In memory of a lovely lady, and to support recently diagnosed friends, I am aiming to run the London Marathon next year to fundraise for research into breast cancer. I’m applying for a Golden Bond charity place, which means that I am committing to raise a minimum amount of money, at least £2,000, ideally or more.
I’ve run FLM before, but it was a long time ago. It was a long distance, a long time ago. Afterwards I don’t think I realised how much of an achievement it was, I was more worried about the fact that my little toes had turned into kalamata olives and the nail on my big toe was imitating a trapdoor, about to flap open (I remember phoning my mother and asking what she thought would be underneath – luckily it was a new nail – phew!). The greatest weapons in my comparatively small arsenal in April 2000 were my friends in my little running club, that I was reasonably fit, and the fact that I had absolutely no idea what running 26.2 miles would be like.

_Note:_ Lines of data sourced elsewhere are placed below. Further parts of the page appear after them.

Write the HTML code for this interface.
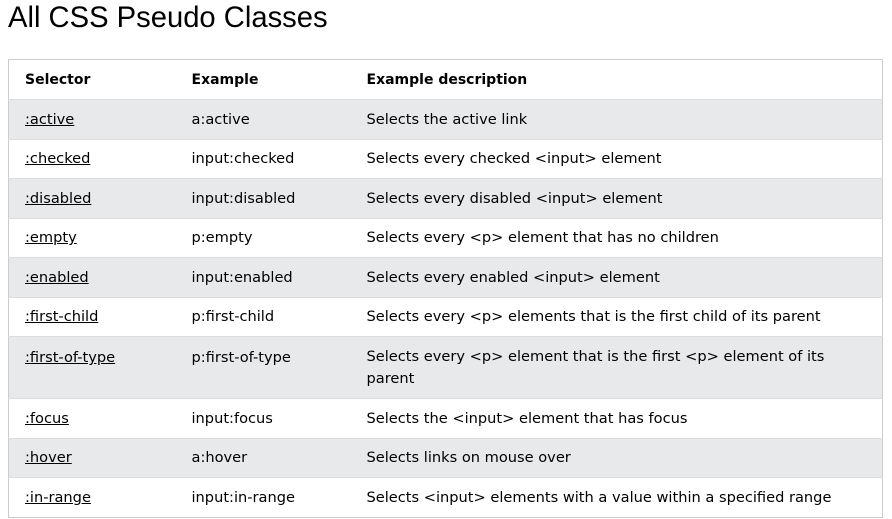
<!DOCTYPE html>
<html><head><style>
body{margin:0;background:#fff;font-family:"DejaVu Sans",sans-serif;color:#000;}
h1{position:absolute;left:8px;top:0px;margin:0;font-weight:normal;font-family:"Liberation Sans",sans-serif;font-size:29.2px;line-height:36px;}
table{position:absolute;left:8px;top:59px;width:875px;border-collapse:collapse;border:1px solid #ccc;font-size:14.6px;}
td,th{text-align:left;padding:1px 0 0 16px;vertical-align:middle;line-height:22px;}
th{height:38px;font-weight:bold;font-size:14px;}
td{height:37.5px;border-top:1px solid #ddd;}
tr.s td{background:#e7e9eb;}
a{color:#000;text-decoration:underline;}
</style></head><body>
<h1>All CSS Pseudo Classes</h1>
<table>
<colgroup><col style="width:167px"><col style="width:175px"><col></colgroup>
<tr><th>Selector</th><th>Example</th><th>Example description</th></tr>
<tr class="s"><td><a>:active</a></td><td>a:active</td><td>Selects the active link</td></tr>
<tr><td><a>:checked</a></td><td>input:checked</td><td>Selects every checked &lt;input&gt; element</td></tr>
<tr class="s"><td><a>:disabled</a></td><td>input:disabled</td><td>Selects every disabled &lt;input&gt; element</td></tr>
<tr><td><a>:empty</a></td><td>p:empty</td><td>Selects every &lt;p&gt; element that has no children</td></tr>
<tr class="s"><td><a>:enabled</a></td><td>input:enabled</td><td>Selects every enabled &lt;input&gt; element</td></tr>
<tr><td><a>:first-child</a></td><td>p:first-child</td><td>Selects every &lt;p&gt; elements that is the first child of its parent</td></tr>
<tr class="s"><td style="height:51px;vertical-align:top;padding-top:10px"><a>:first-of-type</a></td><td style="vertical-align:top;padding-top:10px">p:first-of-type</td><td style="padding-right:40px">Selects every &lt;p&gt; element that is the first &lt;p&gt; element of its<br>parent</td></tr>
<tr><td><a>:focus</a></td><td>input:focus</td><td>Selects the &lt;input&gt; element that has focus</td></tr>
<tr class="s"><td><a>:hover</a></td><td>a:hover</td><td>Selects links on mouse over</td></tr>
<tr><td><a>:in-range</a></td><td>input:in-range</td><td>Selects &lt;input&gt; elements with a value within a specified range</td></tr>
</table>
</body></html>
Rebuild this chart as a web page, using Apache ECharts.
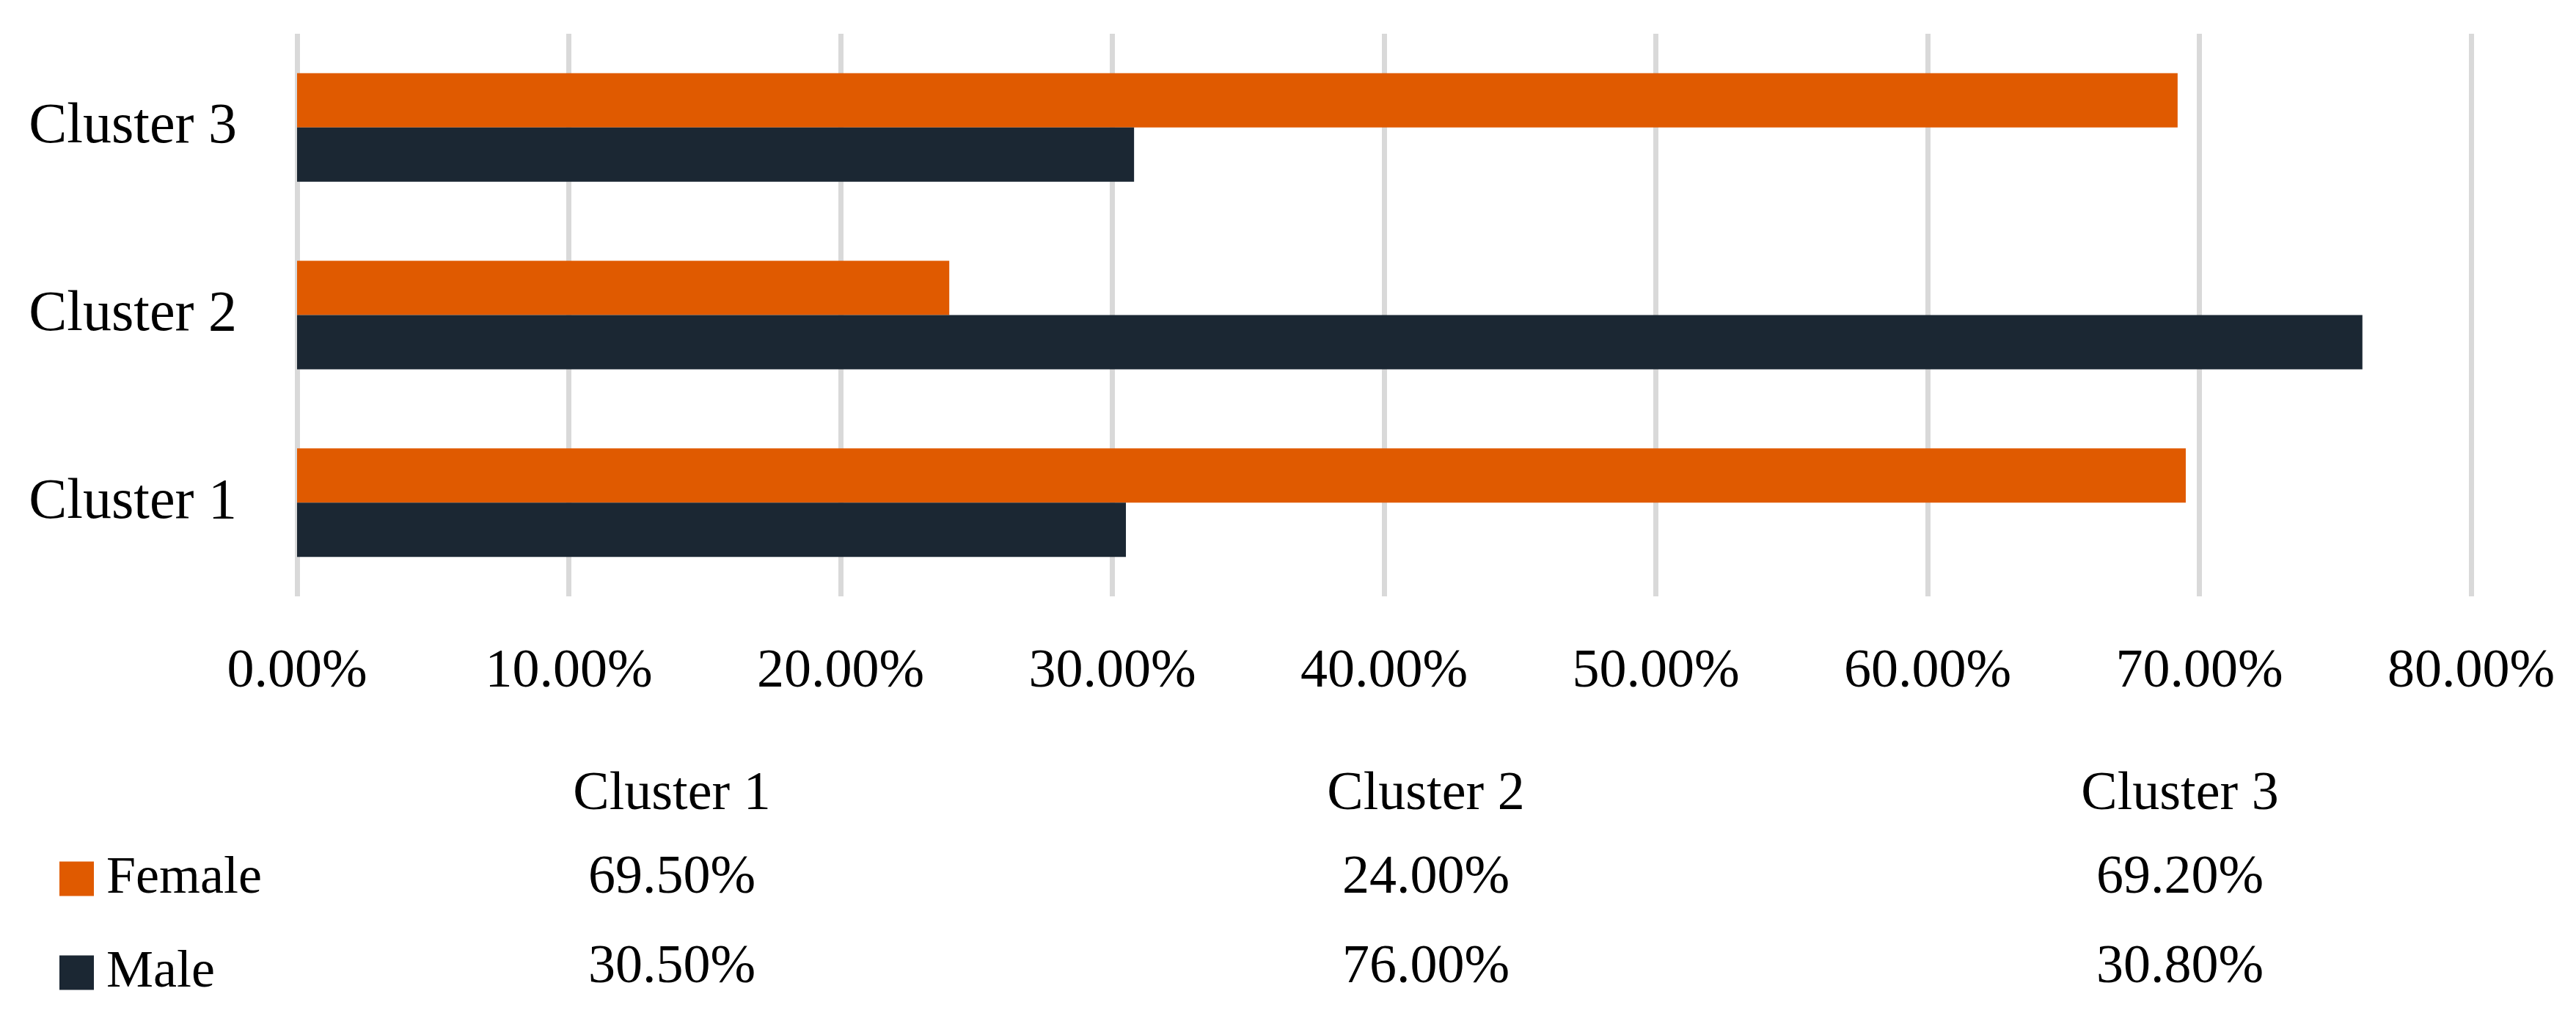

Everyone who’s ever run a marathon will tell you that the .2 is very important.
So this time around it’s all the scarier. The very first hurdle is getting a place. The second hurdle is raising the sponsorship target. Next we – should you stick around – have six months of no chocolate and lots of interval training to get into shape before the actual run (let’s not call it a race. Its not like I will be aiming to place.) I don’t have the same running club for support. I know precisely what I am letting myself in for. I know that every step along this path will be a big challenge but I’m a plodder, and that’s ok. I get there in the end.
And I am determined to get to the end – because I can. I can get up and run – which hell knows, I’ll have to – and I can go to work, and see friends, and call my mother to ask her about toenails or anything else for that matter and others aren’t so lucky. I’m no Paula but I do have one thing going for me – I am stubborn as the day is long (now my mother is nodding). I know that I can do whatever I put my mind to, and I have a mind to do this. As for not having a running club right now – well there’s the lovely ladies down in east London to run with, and then there’s all of you to spur me on. I’ll promise to keep you up to date, and you can harangue spur me on.
There may be an auction or two of craft items to try to raise cash towards the total. There will be a JustGiving page so that contributors in the UK can take advantage of lovely Gift Aid. There will be considerable pressure applied to nearby corporate arms to ‘leverage’ the company’s promise to contribute to charity this year, with matched giving. There will be cajoling, entreating and outright asking for cash.
Tell me I’m crazy, I won’t disagree. But also tell me that you will support me and that’s a fair trade off. I can’t make any promises, apart from no unasterisked profanity, you don’t have to give up chocolate, and absolutely no photos of any trapdoor toenails – at least not until after April. So what do you think?